90 Years Later, Last-Known Jewish Survivor Recalls Hebron Massacre

(Jerusalem Post) Tovah Lazaroff - Time has not dimmed the powerful memories that Avraham Kiryati, 98, has of the moment his grandfather, Eliyahu Capilouto, was stabbed during the Hebron massacre on August 24, 1929. "My grandfather was dressed just like the Arabs," said Kiryati. "He went out to see what was going on. They [the rioters] pushed him inside and stabbed him on the side of his body." Kiryati escaped out the back door of his grandparents' home and made his way to the family chicken coup where he hid until it was safe. When he returned, he found Eliyahu lying on the floor in a pool of blood as his grandmother Rivka blocked the wound with coffee grounds. In the following months, his grandfather died of his wounds. Kiryati is a descendant of Jews who escaped the Spanish Inquisition, settling first in Safed and then in Hebron. He said all of the survivors were taken to Jerusalem. In the early 1930s, his grandmother Rivka was among a small number of families who returned to the city and attempted to resurrect the Jewish community, but the British insisted that they leave during the Arab uprising of 1936. Kiryati was in the British army and in 1942 he returned to Hebron with the British and took a photograph of the Jewish cemetery, which was later used to locate the graves of the massacre victims.

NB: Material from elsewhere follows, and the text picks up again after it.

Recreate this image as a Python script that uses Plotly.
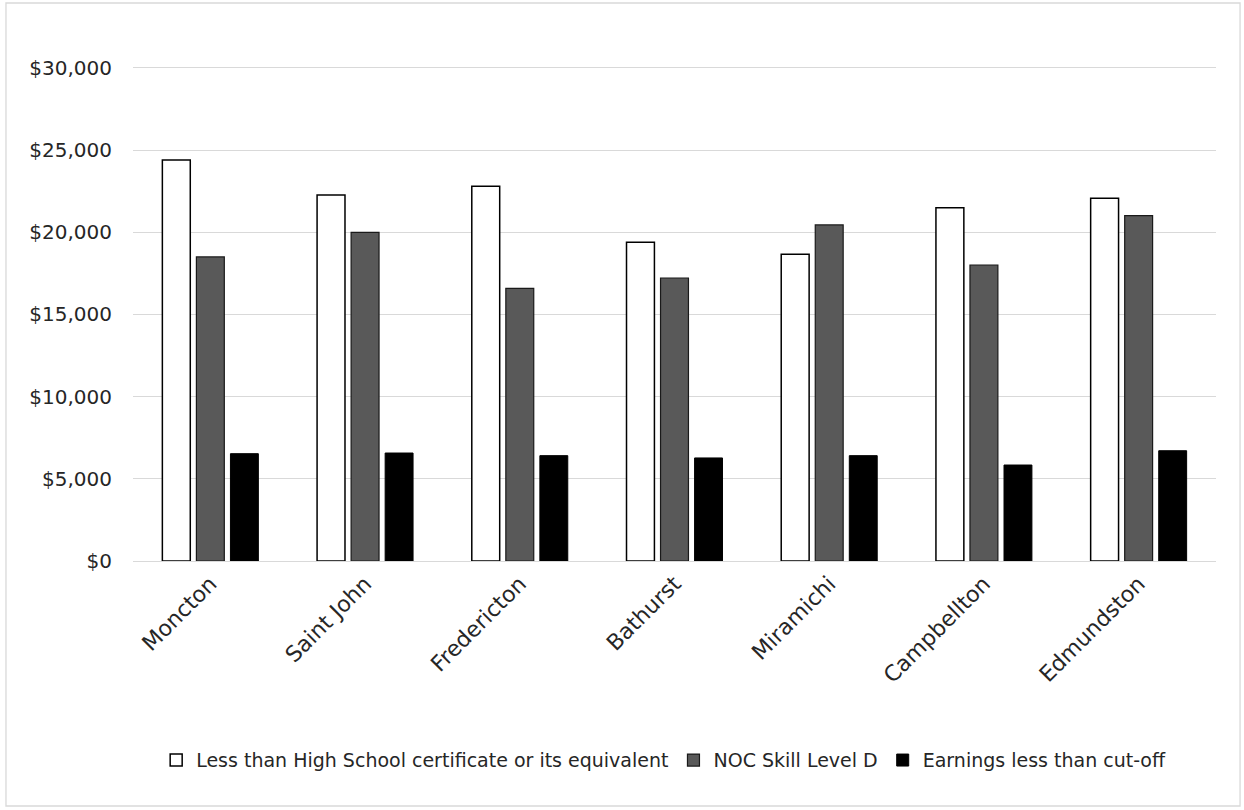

During the 1967 Six-Day War he was part of the unit that liberated Gush Etzion and Hebron from the Jordanians. He went to Hebron to look for the Jewish cemetery, but instead of graves he found a tomato garden. Kiryati is a firm believer that today, as then, the Palestinians want to drive the Jews into the sea. "We do not have any choice but to remain strong," he said.